Above all, he showed the moxie to carry the sputtering Wolverines out of Evanston with a win when the alternative seemed inevitable all evening.

“I just know there’s something about him,” said fifth-year senior defensive end Chase Winovich after the game. “I saw it the very first time we had met. He was a major factor in me coming back because there’s just an aura about him. … He’s a football player.

“But something about Shea is special. People can see it. Being on the team with him, you can feel it.”

LOW POINT: Somewhere between the first interception and the second interception, Michigan viscerally lost hope.

Much of what derailed in the Peach Bowl was out of Patterson’s control. Florida rushed 40 times for 257 yards, eviscerating the porous, under-manned Wolverines defense. Michigan’s leading rusher in the game, Christian Turner, totaled just 32 yards.

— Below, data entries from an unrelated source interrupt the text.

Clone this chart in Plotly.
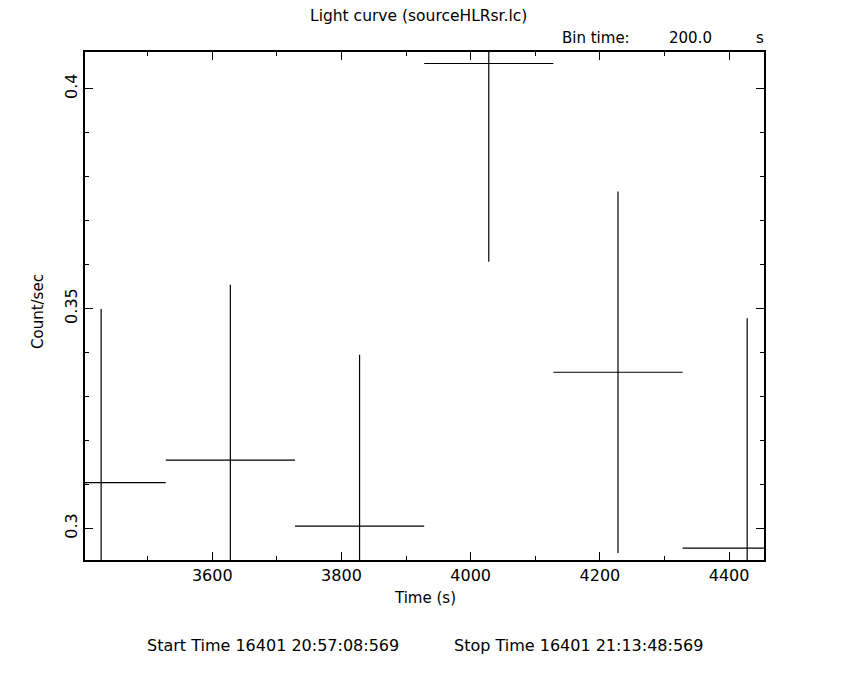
import plotly.graph_objects as go

# Data
time_s = [3428, 3628, 3828, 4028, 4228, 4428]
half_bin = [100, 100, 100, 100, 100, 100]
rate = [0.3104, 0.3155, 0.3005, 0.4057, 0.3355, 0.2955]
rate_err = [0.0395, 0.0399, 0.0390, 0.0451, 0.0411, 0.0523]

title_text = "Light curve (sourceHLRsr.lc)"
bin_label = "Bin time:"
bin_value = "200.0"
bin_unit = "s"
start_text = "Start Time 16401 20:57:08:569"
stop_text = "Stop Time 16401 21:13:48:569"

FONT = "DejaVu Sans"
OFF = 8  # page body margin
W, H = 850, 680
# desired plot box in screen pixels: x 85..764, y 52..560
X0, X1, Y0, Y1 = 85, 764, 52, 560
L, T = X0 - OFF, Y0 - OFF
R = W - (X1 - OFF)
B = H - (Y1 - OFF)
PW, PH = X1 - X0, Y1 - Y0

def px(x):
    return (x - X0) / PW

def py(y):
    return (Y1 - y) / PH

fig = go.Figure()
fig.add_trace(go.Scatter(
    x=time_s, y=rate, mode="markers",
    marker=dict(size=1, color="black"),
    error_x=dict(type="data", array=half_bin, color="black", thickness=1.2, width=0),
    error_y=dict(type="data", array=rate_err, color="black", thickness=1.2, width=0),
    showlegend=False, cliponaxis=True,
))

axis_common = dict(
    showgrid=False, zeroline=False, showline=True, linecolor="black", linewidth=1.5,
    mirror="ticks", ticks="inside", ticklen=8, tickwidth=1.2, tickcolor="black",
    tickfont=dict(family=FONT, size=16, color="black"),
)
fig.update_xaxes(range=[3403, 4454], dtick=200, tick0=0,
                 minor=dict(dtick=100, ticks="inside", ticklen=4, tickcolor="black", tickwidth=1.2),
                 **axis_common)
fig.update_yaxes(range=[0.2928, 0.40832], dtick=0.05, tick0=0, tickangle=-90,
                 minor=dict(dtick=0.01, ticks="inside", ticklen=4, tickcolor="black", tickwidth=1.2),
                 **axis_common)

def ann(text, x, y, size=15, angle=0, xanchor="center"):
    fig.add_annotation(text=text, x=px(x), y=py(y), xref="paper", yref="paper",
                       showarrow=False, xanchor=xanchor, yanchor="middle", textangle=angle,
                       font=dict(family=FONT, size=size, color="black"))

ann(title_text, 418, 16, size=15.5)
ann(bin_label, 560, 38, xanchor="left")
ann(bin_value, 690, 38)
ann(bin_unit, 760, 38)
ann("Time (s)", 425, 598)
ann("Count/sec", 38, 312, angle=-90)
ann(start_text, 145, 645, size=16, xanchor="left")
ann(stop_text, 705, 645, size=16, xanchor="right")

fig.update_layout(
    width=W, height=H, margin=dict(l=L, r=R, t=T, b=B),
    paper_bgcolor="white", plot_bgcolor="white",
    font=dict(family=FONT, color="black"),
)
fig.write_html("out.html")
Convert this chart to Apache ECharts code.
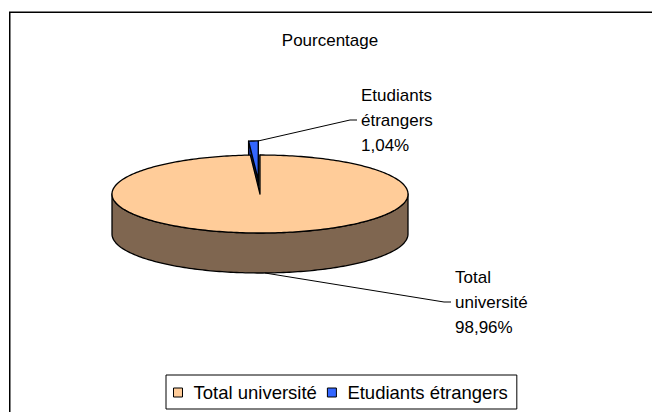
<!DOCTYPE html>
<html>
<head>
<meta charset="utf-8">
<script src="https://cdn.jsdelivr.net/npm/echarts@6/dist/echarts.min.js"></script>
<style>
html, body { margin: 0; padding: 0; background: #fff; }
#chart { width: 652px; height: 412px; }
</style>
</head>
<body>
<div id="chart"></div>
<script>
// data
const categories = ['Total université', 'Etudiants étrangers'];
const values = [98.96, 1.04];
const topColors = ['#FFCC99', '#3366FF'];
const sideColors = ['#7F6650', '#1A3399'];
const explode = [0, 0.36];

const total = values.reduce((a, b) => a + b, 0);
const FONT = '"Liberation Sans", Arial, sans-serif';

// layout of the 3D pie (ellipse) and of the labels
const pie = { cx: 260, cy: 194, rx: 148, ry: 39, depth: 40 };
const labelPos = [[455, 302], [361, 120]];

function pt(a, dx, dy, down) {
  return [pie.cx + dx + pie.rx * Math.sin(a), pie.cy + dy - pie.ry * Math.cos(a) + (down || 0)];
}

function sliceAngles(i) {
  let start = 0;
  for (let k = 0; k < i; k++) start += values[k];
  return [start / total * Math.PI * 2, (start + values[i]) / total * Math.PI * 2];
}

function renderSlice(i) {
  const [a0, a1] = sliceAngles(i);
  const mid = (a0 + a1) / 2;
  const dx = explode[i] * pie.rx * Math.sin(mid);
  const dy = -explode[i] * pie.ry * Math.cos(mid);
  const edge = { stroke: '#000', lineWidth: 1.3, lineJoin: 'round' };
  const center = [pie.cx + dx, pie.cy + dy];
  const children = [];

  const rimAngles = (lo, hi) => {
    const n = Math.max(2, Math.ceil((hi - lo) / 0.02));
    const out = [];
    for (let s = 0; s <= n; s++) out.push(lo + (hi - lo) * s / n);
    return out;
  };

  // side faces of the cut
  [a0, a1].forEach(a => {
    children.push({
      type: 'polygon',
      shape: { points: [center, pt(a, dx, dy), pt(a, dx, dy, pie.depth), [center[0], center[1] + pie.depth]] },
      style: Object.assign({ fill: sideColors[i] }, edge)
    });
  });

  // outer wall, only the front half is visible
  const lo = Math.max(a0, Math.PI / 2), hi = Math.min(a1, Math.PI * 1.5);
  if (hi > lo) {
    const r = rimAngles(lo, hi);
    const pts = r.map(a => pt(a, dx, dy)).concat(r.slice().reverse().map(a => pt(a, dx, dy, pie.depth)));
    children.push({ type: 'polygon', shape: { points: pts }, style: Object.assign({ fill: sideColors[i] }, edge) });
  }

  // top face
  const topPts = [center].concat(rimAngles(a0, a1).map(a => pt(a, dx, dy)));
  children.push({ type: 'polygon', shape: { points: topPts }, style: Object.assign({ fill: topColors[i] }, edge) });

  // label + leader line
  const pct = (values[i] / total * 100).toFixed(2).replace('.', ',') + '%';
  const [lx, ly] = labelPos[i];
  const anchor = explode[i] > 0 ? pt(a1, dx, dy) : pt(mid, dx, dy, pie.depth);
  children.push({
    type: 'polyline',
    shape: { points: [anchor, [lx - 11, ly], [lx - 4, ly]] },
    style: { stroke: '#000', lineWidth: 1, fill: null }
  });
  children.push({
    type: 'text',
    style: {
      x: lx, y: ly,
      text: categories[i].replace(' ', '\n') + '\n' + pct,
      font: '17px ' + FONT, fill: '#000', lineHeight: 25,
      align: 'left', verticalAlign: 'middle'
    }
  });

  return { type: 'group', children: children };
}

const chart = echarts.init(document.getElementById('chart'), null, { renderer: 'svg' });

const option = {
  animation: false,
  backgroundColor: '#fff',
  title: {
    text: 'Pourcentage',
    left: 330,
    top: 32,
    textAlign: 'center',
    padding: 0,
    textStyle: { fontFamily: FONT, fontSize: 17, fontWeight: 'normal', color: '#000' }
  },
  legend: {
    left: 166,
    top: 375,
    orient: 'horizontal',
    padding: [8, 9, 7, 7],
    backgroundColor: '#fff',
    borderColor: '#000',
    borderWidth: 1,
    itemWidth: 9,
    itemHeight: 9,
    itemGap: 10,
    icon: 'rect',
    itemStyle: { borderColor: '#000', borderWidth: 1 },
    textStyle: { fontFamily: FONT, fontSize: 18.5, color: '#000', padding: [0, 0, 0, 6] },
    data: categories
  },
  graphic: [{
    type: 'rect',
    shape: { x: 9.75, y: 12.25, width: 700, height: 500 },
    style: { fill: null, stroke: '#000', lineWidth: 1.5 },
    z: -1
  }],
  series: categories.map((name, i) => ({
    type: 'custom',
    name: name,
    coordinateSystem: 'none',
    z: i === 0 ? 3 : 2,
    itemStyle: { color: topColors[i] },
    data: [[values[i]]],
    renderItem: () => renderSlice(i)
  }))
};

chart.setOption(option);

window.addEventListener('resize', () => {
  chart.resize();
});
</script>
</body>
</html>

But a stinging 41-15 defeat falls in part at the feet of its leaders — and Patterson earned his share of the blame. For him, the game represented an opportunity to move past the debacle at Ohio State. He had a chance, playing without many of the departing stars, to usher in optimism for the year ahead with his play and his demeanor. A chance, in short, to lead.

Patterson’s sloppy play did nothing of the sort. 

The junior quarterback ended the day with middling statistics — 236 yards, one touchdown and two interceptions on a season-high 36 attempts. In the first quarter, he guided the lone touchdown drive with three pinpoint throws, including a back-shoulder pass to Donovan Peoples-Jones for a score.

It was that ease which made the ensuing stagnation all the more frustrating.

Early in the first half, Patterson tried to throw a deep post-route to Nico Collins. Underthrown and misread, Patterson’s pass fell easily into the arms of Florida safety Chancey Gardner-Johnson, symbolically turning the tide of the game. From there, the Gators scored 28 of the game’s final 33 points, including a 30-yard Gardner-Johnson pick-six to twist the knife already entrenched in the Wolverines’ back.

Patterson doesn’t assume all the fault for the loss, of course. And the loss, in a vacuum, changes little about the overall outlook of Michigan’s season, one congruent with the ethos of Michigan football these days: just good enough to tantalize, not good enough to win anything meaningful.

But the Peach Bowl was Patterson’s to seize. Having already announced his return, Patterson held the trajectory of the program and the present mentality of the team. The ambivalent performance did nothing to satisfy either.

THE FUTURE: In terms of present upside and future depth, Michigan’s quarterback room is in as good a position as it’s been in over a decade. While Patterson enters next season as the presumed incumbent, Joe Milton and Dylan McCaffrey both offer future starting quarterback potential. 

McCaffrey showed brief glimpses of that potential in 2018. He completed 4-of-6 passes and, anecdotally, looked comfortable in relief duty at Notre Dame. He rushed for a 44-yard touchdown against Wisconsin and had an 80-yard rush called back on a holding call against Nebraska. In a mop-up appearance against Penn State, though, McCaffrey injured his collarbone and was out for the remainder of the year.

For Milton, the hype remains just that — largely centered around whispers of practice feats here and there and one 60-yard missile against Ohio State. He didn’t clear the four-game threshold, remaining eligible for a redshirt if he and the coaching staff so choose.

With Patterson in tow, and highly-regarded new coach Josh Gattis in control of the offense, there’s reason for tepid optimism ahead of 2019. Amid an offense returning most of its core, the quarterback position represents one of the team’s biggest strengths.